(Given data):

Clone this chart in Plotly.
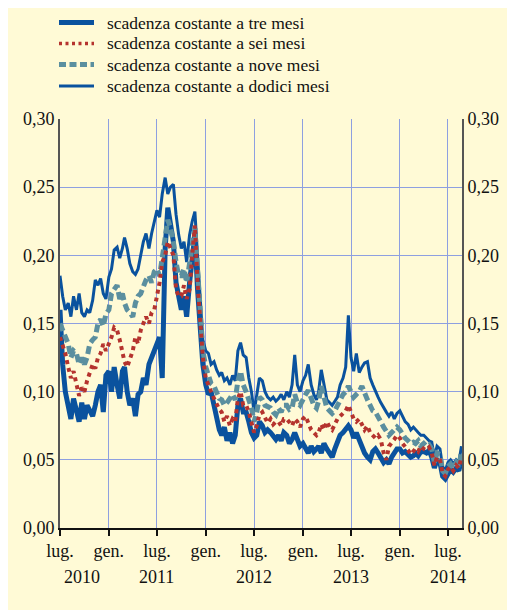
import plotly.graph_objects as go
import datetime as dt

# ---- data (3 readings per month: days 1, 11, 21), Jul 2010 .. Aug 2014 ----
months = [(2010 + (6 + k) // 12, (6 + k) % 12 + 1) for k in range(50)]
dates = [dt.date(y, m, d) for (y, m) in months for d in (1, 11, 21)]

tre_mesi = [
    0.160, 0.120, 0.100,  0.090, 0.080, 0.095,  0.085, 0.078, 0.092,
    0.080, 0.090, 0.085,  0.082, 0.090, 0.100,  0.105, 0.085, 0.112,
    0.115, 0.100, 0.118,  0.105, 0.095, 0.115,  0.118, 0.100, 0.090,
    0.095, 0.082, 0.098,  0.100, 0.110, 0.105,  0.120, 0.125, 0.128,
    0.135, 0.140, 0.110,  0.205, 0.235, 0.225,  0.210, 0.180, 0.170,
    0.160, 0.170, 0.155,  0.180, 0.200, 0.215,  0.175, 0.145, 0.120,
    0.105, 0.098, 0.100,  0.090, 0.080, 0.072,  0.068, 0.074, 0.064,
    0.070, 0.062, 0.068,  0.090, 0.095, 0.085,  0.085, 0.078, 0.070,
    0.066, 0.068, 0.078,  0.075, 0.070, 0.072,  0.070, 0.067, 0.065,
    0.068, 0.064, 0.070,  0.068, 0.062, 0.065,  0.070, 0.066, 0.060,
    0.062, 0.058, 0.055,  0.060, 0.056, 0.058,  0.060, 0.055, 0.062,
    0.058, 0.054, 0.052,  0.058, 0.062, 0.068,  0.070, 0.072, 0.075,
    0.072, 0.066, 0.070,  0.064, 0.058, 0.055,  0.052, 0.050, 0.056,
    0.058, 0.055, 0.052,  0.048, 0.050, 0.047,  0.052, 0.056, 0.058,
    0.058, 0.055, 0.056,  0.054, 0.052, 0.053,  0.055, 0.053, 0.056,
    0.056, 0.055, 0.057,  0.052, 0.044, 0.050,  0.048, 0.038, 0.036,
    0.040, 0.043, 0.041,  0.044, 0.042, 0.050,
]
sei_mesi = [
    0.140, 0.135, 0.128,  0.118, 0.110, 0.115,  0.105, 0.097, 0.103,
    0.100, 0.108, 0.115,  0.120, 0.117, 0.125,  0.128, 0.135, 0.130,
    0.135, 0.140, 0.147,  0.145, 0.138, 0.130,  0.122, 0.118, 0.125,
    0.130, 0.140, 0.135,  0.145, 0.150, 0.155,  0.150, 0.158, 0.160,
    0.170, 0.180, 0.195,  0.200, 0.210, 0.205,  0.200, 0.175, 0.170,
    0.170, 0.178, 0.168,  0.175, 0.200, 0.222,  0.180, 0.150, 0.125,
    0.110, 0.104, 0.100,  0.095, 0.090, 0.087,  0.085, 0.078, 0.082,
    0.075, 0.080, 0.078,  0.095, 0.100, 0.090,  0.090, 0.085, 0.078,
    0.070, 0.075, 0.083,  0.085, 0.080, 0.077,  0.080, 0.076, 0.078,
    0.078, 0.075, 0.080,  0.080, 0.077, 0.075,  0.080, 0.078, 0.074,
    0.080, 0.082, 0.078,  0.072, 0.070, 0.068,  0.070, 0.076, 0.072,
    0.078, 0.074, 0.072,  0.076, 0.080, 0.082,  0.084, 0.086, 0.090,
    0.085, 0.080, 0.078,  0.080, 0.076, 0.072,  0.075, 0.070, 0.068,
    0.066, 0.068, 0.065,  0.055, 0.050, 0.060,  0.062, 0.065, 0.068,
    0.066, 0.062, 0.060,  0.057, 0.054, 0.056,  0.058, 0.056, 0.060,
    0.058, 0.057, 0.059,  0.055, 0.046, 0.052,  0.050, 0.040, 0.038,
    0.043, 0.045, 0.042,  0.046, 0.044, 0.052,
]
nove_mesi = [
    0.150, 0.145, 0.140,  0.135, 0.125, 0.130,  0.128, 0.120, 0.125,
    0.120, 0.125, 0.135,  0.138, 0.140, 0.150,  0.153, 0.148, 0.157,
    0.160, 0.172, 0.175,  0.178, 0.168, 0.172,  0.165, 0.160, 0.158,
    0.155, 0.165, 0.170,  0.172, 0.178, 0.182,  0.185, 0.180, 0.188,
    0.190, 0.185, 0.200,  0.215, 0.226, 0.220,  0.210, 0.195, 0.185,
    0.185, 0.190, 0.180,  0.195, 0.205, 0.220,  0.190, 0.155, 0.130,
    0.118, 0.112, 0.106,  0.104, 0.100, 0.095,  0.094, 0.090, 0.092,
    0.095, 0.098, 0.094,  0.108, 0.115, 0.105,  0.100, 0.095, 0.088,
    0.078, 0.085, 0.096,  0.094, 0.090, 0.089,  0.088, 0.085, 0.083,
    0.088, 0.085, 0.090,  0.090, 0.087, 0.088,  0.098, 0.092, 0.090,
    0.095, 0.098, 0.101,  0.094, 0.090, 0.088,  0.093, 0.104, 0.095,
    0.088, 0.086, 0.084,  0.086, 0.090, 0.094,  0.098, 0.100, 0.104,
    0.100, 0.096, 0.098,  0.100, 0.104, 0.098,  0.094, 0.090, 0.086,
    0.085, 0.082, 0.078,  0.074, 0.070, 0.068,  0.070, 0.072, 0.074,
    0.072, 0.068, 0.066,  0.064, 0.062, 0.063,  0.062, 0.064, 0.060,
    0.062, 0.060, 0.061,  0.058, 0.048, 0.055,  0.054, 0.042, 0.040,
    0.045, 0.047, 0.044,  0.048, 0.045, 0.056,
]
dodici_mesi = [
    0.185, 0.170, 0.160,  0.165, 0.155, 0.170,  0.160, 0.172, 0.158,
    0.155, 0.160, 0.158,  0.167, 0.182, 0.178,  0.183, 0.172, 0.168,
    0.184, 0.190, 0.204,  0.206, 0.198, 0.205,  0.213, 0.205, 0.194,
    0.188, 0.186, 0.190,  0.200, 0.210, 0.216,  0.205, 0.216, 0.225,
    0.233, 0.228, 0.245,  0.257, 0.245, 0.250,  0.252, 0.230, 0.215,
    0.205, 0.210, 0.195,  0.215, 0.225, 0.232,  0.200, 0.165, 0.138,
    0.130, 0.128, 0.120,  0.122, 0.116, 0.112,  0.114, 0.108, 0.110,
    0.105, 0.112, 0.108,  0.130, 0.136, 0.127,  0.125, 0.110, 0.100,
    0.085, 0.098, 0.110,  0.108, 0.100, 0.096,  0.094, 0.096, 0.093,
    0.095, 0.098, 0.094,  0.100, 0.096, 0.105,  0.127, 0.105, 0.100,
    0.108, 0.112, 0.120,  0.105, 0.098, 0.094,  0.100, 0.116, 0.105,
    0.094, 0.092, 0.090,  0.093, 0.096, 0.105,  0.110, 0.118, 0.156,
    0.125, 0.115, 0.128,  0.114, 0.118, 0.121,  0.122, 0.110, 0.105,
    0.100, 0.096, 0.092,  0.088, 0.085, 0.082,  0.085, 0.080, 0.084,
    0.086, 0.082, 0.078,  0.076, 0.072, 0.074,  0.072, 0.070, 0.068,
    0.068, 0.066, 0.064,  0.063, 0.052, 0.060,  0.058, 0.045, 0.042,
    0.048, 0.050, 0.047,  0.050, 0.048, 0.060,
]

tick_dates = ["2010-07-01", "2011-01-01", "2011-07-01", "2012-01-01", "2012-07-01",
              "2013-01-01", "2013-07-01", "2014-01-01", "2014-07-01"]
tick_text = ["lug.", "gen.", "lug.", "gen.", "lug.", "gen.", "lug.", "gen.", "lug."]
year_labels = ["2010", "2011", "2012", "2013", "2014"]
year_pos = ["2010-09-22", "2011-07-01", "2012-07-01", "2013-07-01", "2014-07-01"]

names = ["scadenza costante a tre mesi", "scadenza costante a sei mesi",
         "scadenza costante a nove mesi", "scadenza costante a dodici mesi"]

BLUE = "#0a529e"
TEAL = "#5b8f9f"
RED = "#b5332e"
BG = "#fffad6"
GRID = "#8e9fe0"
FONT = "Liberation Serif, Times New Roman, serif"

W, H = 515, 610
OFF = 8                      # page offset of the plot div
SL, SR, ST, SB = 60, 462, 119, 528   # plot area in screen pixels
L, T = SL - OFF, ST - OFF
PW, PH = SR - SL, SB - ST
R, B = W - L - PW, H - T - PH


def px_x(px):
    return (px - SL) / PW


def px_y(py):
    return (SB - py) / PH


styles = [dict(color=BLUE, width=5),
          dict(color=RED, width=4, dash="4px,4px"),
          dict(color=TEAL, width=5, dash="8px,4px"),
          dict(color=BLUE, width=3)]
series = [tre_mesi, sei_mesi, nove_mesi, dodici_mesi]
draw_order = [0, 3, 2, 1]

fig = go.Figure()
for i in draw_order:
    fig.add_trace(go.Scatter(x=dates, y=series[i], name=names[i], mode="lines",
                             line=styles[i], showlegend=False))
# invisible trace carrying the right-hand axis
fig.add_trace(go.Scatter(x=dates, y=tre_mesi, yaxis="y2", mode="lines",
                         line=dict(width=0), showlegend=False, hoverinfo="skip"))

# legend (text + key lines above the plot, as in the reference)
legend_rows = [22.5, 43.5, 64.5, 86]
legend_keys = [dict(color=BLUE, width=5),
               dict(color=RED, width=3.5, dash="3px,3.5px"),
               dict(color=TEAL, width=5, dash="7px,3.5px"),
               dict(color=BLUE, width=3)]
for nm, ry, key in zip(names, legend_rows, legend_keys):
    fig.add_shape(type="line", xref="paper", yref="paper",
                  x0=px_x(59), x1=px_x(94), y0=px_y(ry), y1=px_y(ry), line=key)
    fig.add_annotation(x=px_x(105), y=px_y(ry), xref="paper", yref="paper",
                       text=nm, showarrow=False, xanchor="left", yanchor="middle",
                       font=dict(family=FONT, size=17.5, color="#111"))

for lab, pos in zip(year_labels, year_pos):
    fig.add_annotation(x=pos, y=0, xref="x", yref="paper", yshift=-49,
                       text=lab, showarrow=False, yanchor="middle",
                       font=dict(family=FONT, size=18, color="#111"))

fig.update_layout(
    width=W, height=H,
    margin=dict(l=L, r=R, t=T, b=B, autoexpand=False),
    paper_bgcolor=BG, plot_bgcolor=BG,
    separators=",.",
    showlegend=False,
    font=dict(family=FONT, size=18, color="#111"),
    xaxis=dict(type="date", range=["2010-07-01", "2014-08-23"],
               tickvals=tick_dates, ticktext=tick_text,
               showgrid=True, gridcolor=GRID, gridwidth=1,
               showline=True, linecolor="#111", linewidth=1.5,
               ticks="outside", ticklen=6, tickcolor="#111", tickwidth=1.5,
               tickfont=dict(family=FONT, size=18), zeroline=False),
    yaxis=dict(range=[0, 0.30], tickvals=[0, 0.05, 0.10, 0.15, 0.20, 0.25, 0.30],
               tickformat=".2f", showgrid=True, gridcolor=GRID, gridwidth=1,
               showline=True, linecolor="#555", linewidth=2, zeroline=False,
               ticks="", tickfont=dict(family=FONT, size=18)),
    yaxis2=dict(range=[0, 0.30], tickvals=[0, 0.05, 0.10, 0.15, 0.20, 0.25, 0.30],
                tickformat=".2f", overlaying="y", side="right", showgrid=False,
                showline=True, linecolor="#555", linewidth=2, zeroline=False,
                ticks="", tickfont=dict(family=FONT, size=18)),
)

fig.write_html("out.html")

(Given problem):
Copy nothing but the lines from the top of the material through the line holding "dates = [dt.date(y, m, d)", exactly as written; omit pictures.

(Written reply):
Clone this chart in Plotly.
import plotly.graph_objects as go
import datetime as dt

# ---- data (3 readings per month: days 1, 11, 21), Jul 2010 .. Aug 2014 ----
months = [(2010 + (6 + k) // 12, (6 + k) % 12 + 1) for k in range(50)]
dates = [dt.date(y, m, d) for (y, m) in months for d in (1, 11, 21)]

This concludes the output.